• [Recorded data]:
• • •
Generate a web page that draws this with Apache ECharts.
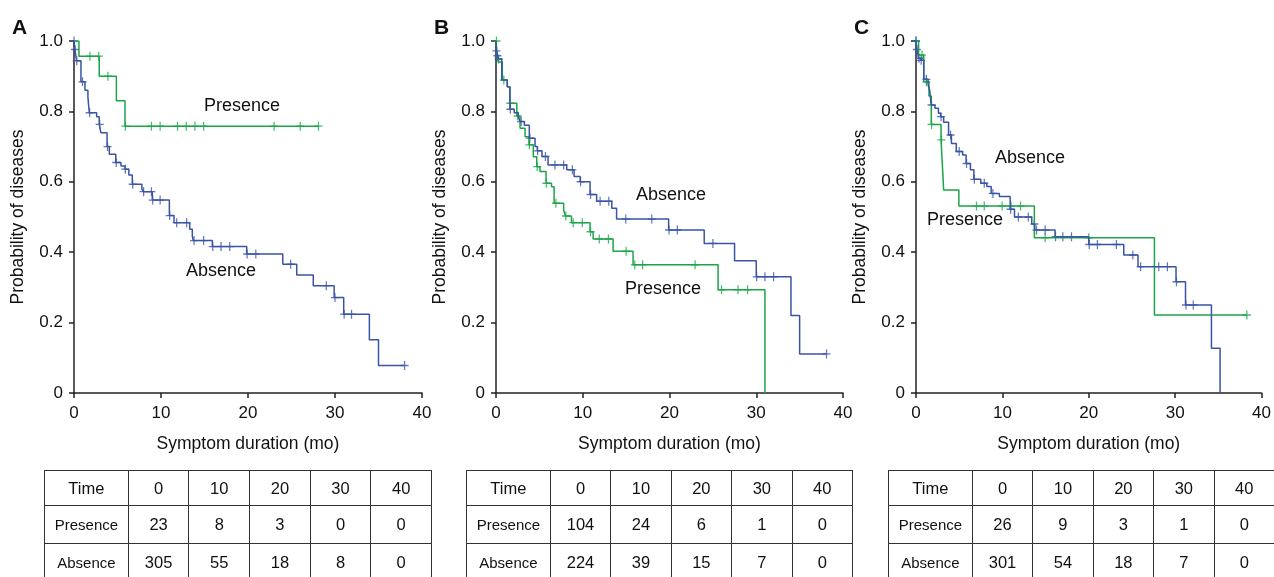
<!DOCTYPE html>
<html>
<head>
<meta charset="utf-8">
<script src="https://cdn.jsdelivr.net/npm/echarts@6/dist/echarts.min.js"></script>
<style>
  body { margin: 0; background: #fff; font-family: "Liberation Sans", Arial, sans-serif; }
  #wrap { position: relative; width: 1274px; height: 577px; overflow: hidden; }
  #chart { position: absolute; left: 0; top: 0; width: 1274px; height: 577px; }
  table.risk { position: absolute; top: 470px; border-collapse: collapse; table-layout: fixed; color: #111; }
  table.risk td { border: 1.5px solid #333; text-align: center; padding: 0; font-size: 16.5px; }
  table.risk td.lab { font-size: 15px; }
</style>
</head>
<body>
<div id="wrap">
  <div id="chart"></div>
</div>
<script>
// ---- data ----
var tableHead = ['Time', '0', '10', '20', '30', '40'];

// Panel A
var aPresT = [0, 0.57, 2.9, 4.87, 5.86, 28.1];
var aPresS = [1, 0.957, 0.90, 0.83, 0.758, 0.758];
var aPresCens = [1.84, 2.85, 3.9, 5.9, 8.9, 9.9, 11.9, 12.9, 13.9, 14.9, 23.0, 26.0, 28.1];
var aAbsT = [0, 0.1, 0.3, 0.8, 1.26, 1.6, 1.76, 2.6, 2.9, 3.1, 3.8, 4.06, 4.8, 5.4, 5.86, 6.3, 6.7, 7.8, 7.97, 9.0,
  10.96, 11.5, 13.3, 13.6, 13.7, 15.9, 19.85, 24.0, 25.6, 27.5, 29.9, 31.0, 33.95, 35.0, 38.0];
var aAbsS = [1, 0.976, 0.944, 0.884, 0.86, 0.84, 0.796, 0.785, 0.763, 0.739, 0.70, 0.678, 0.655, 0.645, 0.636, 0.619, 0.593, 0.58, 0.572, 0.548,
  0.504, 0.484, 0.465, 0.446, 0.433, 0.416, 0.395, 0.366, 0.335, 0.305, 0.271, 0.224, 0.151, 0.078, 0.078];
var aAbsCens = [0, 0.12, 0.32, 0.98, 1.8, 2.95, 3.85, 4.85, 5.9, 6.75, 8.0, 8.9, 9.05, 9.9, 11.0, 11.8, 12.95, 13.8,
  14.9, 15.95, 16.9, 17.9, 19.9, 20.9, 24.9, 29.0, 30.0, 31.05, 31.9, 38.0];
var aRiskPres = [23, 8, 3, 0, 0];
var aRiskAbs = [305, 55, 18, 8, 0];

// Panel B
var bPresT = [0, 0.15, 0.25, 0.73, 1.3, 1.6, 2.4, 2.77, 3.35, 3.8, 4.3, 4.7, 5.07, 5.77, 6.4, 6.7, 7.8, 8.0, 8.7,
  10.84, 11.2, 13.5, 15.8, 25.6, 31.0];
var bPresS = [1, 0.96, 0.94, 0.889, 0.87, 0.823, 0.787, 0.752, 0.728, 0.705, 0.671, 0.643, 0.629, 0.596, 0.586, 0.539, 0.52, 0.503, 0.484,
  0.458, 0.4375, 0.403, 0.364, 0.293, 0];
var bPresCens = [0.05, 0.9, 1.65, 2.5, 3.85, 4.75, 5.8, 6.9, 8.05, 8.9, 9.95, 10.9, 11.9, 12.96, 15.0, 16.0, 16.9,
  22.95, 26.0, 27.9, 29.0];
var bAbsT = [0, 0.05, 0.15, 0.3, 0.66, 1.3, 1.6, 2.1, 2.57, 2.77, 3.27, 3.84, 4.5, 4.76, 5.3, 6.0, 8.15, 9.0, 9.7,
  10.84, 11.6, 13.35, 13.9, 19.9, 24.0, 27.5, 30.0, 34.0, 35.0, 38.1];
var bAbsS = [1, 0.972, 0.958, 0.949, 0.889, 0.87, 0.806, 0.796, 0.785, 0.771, 0.761, 0.724, 0.70, 0.688, 0.672, 0.648, 0.634, 0.615, 0.60,
  0.564, 0.545, 0.525, 0.494, 0.463, 0.425, 0.376, 0.33, 0.22, 0.111, 0.111];
var bAbsCens = [0.05, 0.15, 0.3, 1.65, 2.9, 3.9, 4.8, 5.7, 6.8, 7.8, 8.8, 9.75, 10.9, 12.0, 13.0, 14.96, 17.96,
  19.95, 20.9, 25.0, 30.05, 31.0, 32.0, 38.1];
var bRiskPres = [104, 24, 6, 1, 0];
var bRiskAbs = [224, 39, 15, 7, 0];

// Panel C
var cPresT = [0, 0.3, 0.9, 1.5, 1.77, 2.9, 3.1, 3.2, 4.96, 13.7, 27.6, 38.3];
var cPresS = [1, 0.96, 0.884, 0.844, 0.763, 0.719, 0.626, 0.577, 0.531, 0.441, 0.2215, 0.2215];
var cPresCens = [0, 0.7, 1.2, 1.8, 2.95, 7.0, 7.9, 9.97, 11.0, 12.1, 14.95, 20.0, 38.3];
var cAbsT = [0, 0.1, 0.3, 0.54, 0.9, 1.4, 1.58, 1.77, 2.2, 2.6, 2.85, 3.2, 3.77, 4.1, 4.66, 5.4, 5.8, 6.3, 6.7, 7.5,
  8.2, 8.7, 9.65, 10.9, 11.4, 13.4, 13.75, 16.1, 20.0, 24.05, 25.7, 30.1, 31.2, 34.2, 35.2];
var cAbsS = [1, 0.976, 0.951, 0.945, 0.891, 0.875, 0.861, 0.818, 0.809, 0.795, 0.785, 0.769, 0.733, 0.709, 0.686, 0.676, 0.652, 0.634, 0.607, 0.596,
  0.587, 0.567, 0.558, 0.522, 0.50, 0.48, 0.463, 0.444, 0.422, 0.392, 0.359, 0.316, 0.25, 0.127, 0];
var cAbsCens = [0, 0.1, 0.35, 0.6, 1.2, 1.8, 2.9, 4.0, 5.0, 5.85, 6.75, 7.9, 8.9, 10.95, 11.85, 13.0, 13.7, 13.95,
  14.95, 16.15, 17.0, 18.0, 20.05, 21.0, 23.2, 25.1, 26.0, 28.1, 29.1, 30.15, 31.25, 32.1];
var cRiskPres = [26, 9, 3, 1, 0];
var cRiskAbs = [301, 54, 18, 7, 0];

var GREEN = '#1ca548';
var BLUE = '#3a54a5';
var AXIS = '#222';
var FONT = '"Liberation Sans", Arial, sans-serif';

var panels = [
  { letter: 'A', left: 74, width: 348, pres: [aPresT, aPresS, aPresCens], abs: [aAbsT, aAbsS, aAbsCens],
    presLab: [242, 106], absLab: [221, 271], risk: [aRiskPres, aRiskAbs], tLeft: 44, tW: 388 },
  { letter: 'B', left: 496, width: 347, pres: [bPresT, bPresS, bPresCens], abs: [bAbsT, bAbsS, bAbsCens],
    presLab: [663, 289], absLab: [671, 195], risk: [bRiskPres, bRiskAbs], tLeft: 466, tW: 387 },
  { letter: 'C', left: 916, width: 347, pres: [cPresT, cPresS, cPresCens], abs: [cAbsT, cAbsS, cAbsCens],
    presLab: [965, 220], absLab: [1030, 158], risk: [cRiskPres, cRiskAbs], tLeft: 888, tW: 387 }
];

function zip(T, S) {
  return T.map(function (t, i) { return [t, S[i]]; });
}
function survAt(T, S, t) {
  var v = S[0];
  for (var i = 0; i < T.length; i++) { if (T[i] <= t) v = S[i]; }
  return v;
}
function censPts(T, S, C) {
  return C.map(function (t) { return [t, survAt(T, S, t)]; });
}

var grids = [], xAxes = [], yAxes = [], series = [], graphics = [];
panels.forEach(function (p, k) {
  grids.push({ left: p.left, top: 41, width: p.width, height: 352 });
  xAxes.push({
    gridIndex: k, type: 'value', min: 0, max: 40, interval: 10,
    name: 'Symptom duration (mo)', nameLocation: 'middle', nameGap: 42,
    nameTextStyle: { fontSize: 17.5, color: '#111', fontFamily: FONT },
    axisLine: { lineStyle: { color: AXIS, width: 1.5 } },
    axisTick: { length: 5, lineStyle: { color: AXIS, width: 1.5 } },
    axisLabel: { fontSize: 17, color: '#111', margin: 12, fontFamily: FONT },
    splitLine: { show: false }
  });
  yAxes.push({
    gridIndex: k, type: 'value', min: 0, max: 1, interval: 0.2,
    name: 'Probability of diseases', nameLocation: 'middle', nameGap: 47,
    nameTextStyle: { fontSize: 17.5, color: '#111', fontFamily: FONT },
    axisLine: { show: true, lineStyle: { color: AXIS, width: 1.5 } },
    axisTick: { show: true, length: 5, lineStyle: { color: AXIS, width: 1.5 } },
    axisLabel: { fontSize: 17, color: '#111', margin: 11, fontFamily: FONT,
      formatter: function (v) { return v === 0 ? '0' : v.toFixed(1); } },
    splitLine: { show: false }
  });
  [[p.pres, GREEN], [p.abs, BLUE]].forEach(function (g) {
    var d = g[0], c = g[1];
    series.push({
      type: 'line', xAxisIndex: k, yAxisIndex: k, step: 'end', showSymbol: false,
      data: zip(d[0], d[1]), lineStyle: { color: c, width: 1.5 }, animation: false
    });
    series.push({
      type: 'scatter', xAxisIndex: k, yAxisIndex: k,
      symbol: 'path://M5,0 L5,10 M0,5 L10,5', symbolSize: [8, 9],
      data: censPts(d[0], d[1], d[2]),
      itemStyle: { color: 'none', borderColor: c, borderWidth: 1.3 }, animation: false
    });
  });
  graphics.push({ type: 'text', x: p.left - 62, y: 18, style: { text: p.letter, font: 'bold 21px ' + FONT, fill: '#111' } });
  graphics.push({ type: 'text', x: p.presLab[0], y: p.presLab[1],
    style: { text: 'Presence', font: '18px ' + FONT, fill: '#111', align: 'center', verticalAlign: 'middle' } });
  graphics.push({ type: 'text', x: p.absLab[0], y: p.absLab[1],
    style: { text: 'Absence', font: '18px ' + FONT, fill: '#111', align: 'center', verticalAlign: 'middle' } });
});

var chart = echarts.init(document.getElementById('chart'));
chart.setOption({
  animation: false,
  grid: grids, xAxis: xAxes, yAxis: yAxes, series: series, graphic: graphics
});

// number-at-risk tables
var wrap = document.getElementById('wrap');
panels.forEach(function (p) {
  var tb = document.createElement('table');
  tb.className = 'risk';
  tb.style.left = p.tLeft + 'px';
  tb.style.width = p.tW + 'px';
  var firstPct = 84 / p.tW * 100;
  var colPct = (100 - firstPct) / 5;
  var cg = document.createElement('colgroup');
  for (var i = 0; i < 6; i++) {
    var col = document.createElement('col');
    col.style.width = (i === 0 ? firstPct : colPct) + '%';
    cg.appendChild(col);
  }
  tb.appendChild(cg);
  var rows = [tableHead, ['Presence'].concat(p.risk[0]), ['Absence'].concat(p.risk[1])];
  var heights = [35, 38, 38];
  rows.forEach(function (r, ri) {
    var tr = document.createElement('tr');
    tr.style.height = heights[ri] + 'px';
    r.forEach(function (v, ci) {
      var td = document.createElement('td');
      td.textContent = v;
      if (ci === 0 && ri > 0) td.className = 'lab';
      tr.appendChild(td);
    });
    tb.appendChild(tr);
  });
  wrap.appendChild(tb);
});
</script>
</body>
</html>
• • •
• [Work to complete]: Omitting all pictures, restate exactly the lines of the material from its start through the line that contains "var tableHead = ['Time', '0', '10', '20', '30', '40'];".

• [Response to the task]:
Generate a web page that draws this with Apache ECharts.
<!DOCTYPE html>
<html>
<head>
<meta charset="utf-8">
<script src="https://cdn.jsdelivr.net/npm/echarts@6/dist/echarts.min.js"></script>
<style>
  body { margin: 0; background: #fff; font-family: "Liberation Sans", Arial, sans-serif; }
  #wrap { position: relative; width: 1274px; height: 577px; overflow: hidden; }
  #chart { position: absolute; left: 0; top: 0; width: 1274px; height: 577px; }
  table.risk { position: absolute; top: 470px; border-collapse: collapse; table-layout: fixed; color: #111; }
  table.risk td { border: 1.5px solid #333; text-align: center; padding: 0; font-size: 16.5px; }
  table.risk td.lab { font-size: 15px; }
</style>
</head>
<body>
<div id="wrap">
  <div id="chart"></div>
</div>
<script>
// ---- data ----
var tableHead = ['Time', '0', '10', '20', '30', '40'];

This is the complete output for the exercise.